Our system fails in large part because it is not rational. It is possible to make prisons that are free from drugs and where prisoners are treated for ill health and protected from assault. The failure to effect these reforms makes a mockery of Canada’s penal system.
Prison reform, treating prisoners as human, does not mean they should be mollycoddled. Punishment is a legitimate part of incarnation. But prison reform must mean that prisons be designed to allow for improvement through incarceration. If we continue to incarcerate people, and we do in large numbers, there must be at least a prospect of the incarceration doing some good. Prisons can work, but only if they are what they are supposed to be—quiet, orderly places where the inmate can reflect on the misdeeds of the past and find the resolve to change for the future.
James C. Morton is a lawyer at Steinberg Morton Hope & Israel in Toronto and Adjunct Professor at Osgoode Hall Law School, York University.
5 comments:
"Canadian law will soon dictate mandatory prison sentences for serious drug offenders, particularly drug traffickers and anyone manipulating young Canadians to commit drug crimes."

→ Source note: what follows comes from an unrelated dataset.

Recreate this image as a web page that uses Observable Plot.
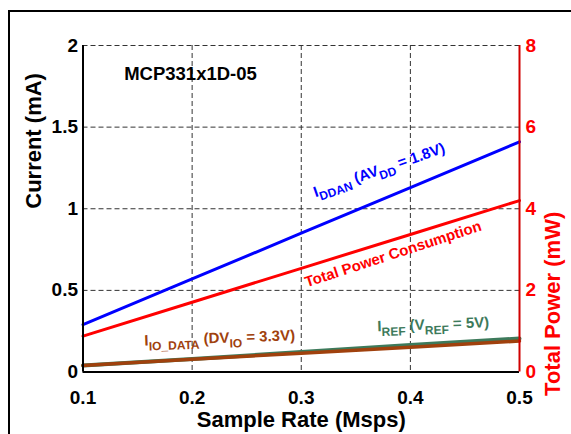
<!DOCTYPE html>
<html><head><meta charset="utf-8">
<script src="https://cdn.jsdelivr.net/npm/d3@7"></script>
<script src="https://cdn.jsdelivr.net/npm/@observablehq/plot@0.6"></script>
<style>
body{margin:0;background:#fff;}
#wrap{position:relative;width:571px;height:434px;overflow:hidden;background:#fff;}
#frame{position:absolute;left:8px;top:10px;width:600px;height:500px;border-left:2px solid #000;border-top:2px solid #000;pointer-events:none;z-index:2;}
</style></head><body><div id="wrap"></div>
<script>
// Data
const sampleRate = [0.1, 0.2, 0.3, 0.4, 0.5];          // Msps
const iddan      = [0.29, 0.57, 0.85, 1.13, 1.41];     // mA
const totalPower = [0.88, 1.71, 2.54, 3.37, 4.2];      // mW
const iref       = [0.04, 0.08, 0.122, 0.165, 0.205];  // mA
const iioData    = [0.04, 0.078, 0.115, 0.152, 0.19];  // mA
const xTicks  = [0.1, 0.2, 0.3, 0.4, 0.5];
const yTicks  = [0, 0.5, 1, 1.5, 2];
const y2Ticks = [0, 2, 4, 6, 8];
const mWperMA = 4;

const titleText = "MCP331x1D-05";
const labelTexts = ["I_{DDAN} (AV_{DD} = 1.8V)", "Total Power Consumption", "I_{IO_DATA} (DV_{IO} = 3.3V)", "I_{REF} (V_{REF} = 5V)"];
const labelX = [0.313, 0.305, 0.1564, 0.3699];
const labelY = [1.071, 0.519, 0.162, 0.25];
const labelAngle = [-19, -18, -2, -2];
const colors = ["#0000ff", "#ff0000", "#a0410d", "#3d7a5b"];

const rows = (vals, conv = v => v) => sampleRate.map((x, i) => ({x, y: conv(vals[i])}));
const labels = labelTexts.map((t, i) => ({t, x: labelX[i], y: labelY[i], r: labelAngle[i], c: colors[i]}));
const dash = {stroke: "#333", strokeWidth: 1, strokeDasharray: "5,3"};

const chart = Plot.plot({
  width: 571, height: 434,
  marginLeft: 82.5, marginRight: 52, marginTop: 45, marginBottom: 62.5,
  style: {fontFamily: "'Liberation Sans', Arial, sans-serif", fontWeight: "bold", fontSize: "19px", color: "#000", background: "transparent", overflow: "visible"},
  x: {domain: [0.1, 0.5]},
  y: {domain: [0, 2]},
  marks: [
    Plot.ruleX(xTicks.filter(v => v > 0.1 && v < 0.5), dash),
    Plot.ruleY(yTicks.filter(v => v > 0), dash),
    Plot.line(rows(iddan), {x: "x", y: "y", stroke: colors[0], strokeWidth: 3}),
    Plot.line(rows(totalPower, v => v / mWperMA), {x: "x", y: "y", stroke: colors[1], strokeWidth: 3}),
    Plot.line(rows(iref), {x: "x", y: "y", stroke: colors[3], strokeWidth: 4}),
    Plot.line(rows(iioData), {x: "x", y: "y", stroke: colors[2], strokeWidth: 3.5}),
    Plot.ruleX([0.1], {stroke: "#000", strokeWidth: 2}),
    Plot.ruleY([0], {stroke: "#000", strokeWidth: 2}),
    Plot.ruleX([0.5], {stroke: "#d00000", strokeWidth: 2}),
    Plot.axisX({ticks: xTicks, tickFormat: d => String(d), tickSize: 0, tickPadding: 18, label: null, fontSize: 19}),
    Plot.axisY({ticks: yTicks, tickFormat: d => String(d), tickSize: 0, tickPadding: 5, label: null, fontSize: 19}),
    Plot.axisY({anchor: "right", ticks: y2Ticks.map(v => v / mWperMA), tickFormat: (d) => String(d * mWperMA), tickSize: 0, tickPadding: 6, label: null, fill: "#ff0000", fontSize: 19}),
    Plot.text(["Current (mA)"], {frameAnchor: "left", dx: -49.5, rotate: -90, fontSize: 22, text: d => d}),
    Plot.text(["Total Power (mW)"], {frameAnchor: "right", dx: 33, dy: 3, rotate: -90, fontSize: 22, fill: "#ff0000", text: d => d}),
    Plot.text(["Sample Rate (Msps)"], {frameAnchor: "bottom", dy: 54.5, fontSize: 22, text: d => d}),
    Plot.text([{t: titleText, x: 0.1985, y: 1.822}], {x: "x", y: "y", text: "t", fontSize: 18.5, fill: "#000"}),
    Plot.text(labels, {x: "x", y: "y", text: "t", rotate: "r", fill: "c", fontSize: 15, textAnchor: "start", lineAnchor: "bottom"})
  ]
});

// Render subscripts: "_{...}" becomes a lowered, smaller tspan
d3.select(chart).selectAll("text").each(function() {
  const s = this.textContent;
  if (!s.includes("_{")) return;
  const sel = d3.select(this);
  sel.text(null);
  let sub = false;
  s.split(/(_\{[^}]*\})/).forEach(p => {
    if (!p) return;
    const m = p.match(/^_\{(.*)\}$/);
    if (m) { sel.append("tspan").attr("font-size", 12).attr("dy", 5).text(m[1]); sub = true; }
    else { const t = sel.append("tspan").text(p); if (sub) { t.attr("dy", -5); sub = false; } }
  });
});

const wrap = document.getElementById("wrap");
wrap.appendChild(chart);
const frame = document.createElement("div");
frame.id = "frame";
wrap.appendChild(frame);
</script>
</body></html>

Not just "serious drug offenders" James, but ALL drug offenders. What were Ignatieff & the Libs thinking? I don't like it one bit & it makes me wonder what is happening to the Party.
Forgot to add: excellent article!!
Thanks for posting this. Harper's changes to criminal justice are possibly the worst thing about his government. It makes me ill to think of the hardship he's causing to Canadians and their families. The only way to stop him is trounce him at the polls.
Nice article. Can you tell me why Canadian prisons are riddled with drugs? How do they get in? Is it because,under the charter apparently, we can't search either guards or visitors? Maybe their rights while in prison are the real problem. For example, here in BC a guard was seriously reprimanded for violating the privacy rights of a visitor when he reported her to child services after she used her baby to smuggle drugs to her her inmate boyfriend.
Could you tell me why prisons are overcrowded? Could it be that under the ideological lead of the Liberal party prisons weren't built? If the problem is only lack of prison space maybe the solution is more prisons? I bet the problem with prison overcrowding is a convenient self-fulfilling prophecy-thingy after years of Liberal rule.
On the aboriginal thing. Are they over-represented because they are wrongly convicted or is it simply because aboriginals commit more crimes per capita? If it's the latter then maybe the solution is to work with aboriginals before they commit a crime, not give them a free pass after.
Finally, when prisoners have the rights they presently do it is extremely difficult to have a safe, drug free prison. Just the idea that a convicted person can vote should tell you there is a problem with rights. And the fact the majority of prisoners vote Liberal should tell you your solutions are popular with the wrong people.
I read this post in the Ottawa Citizen - great article.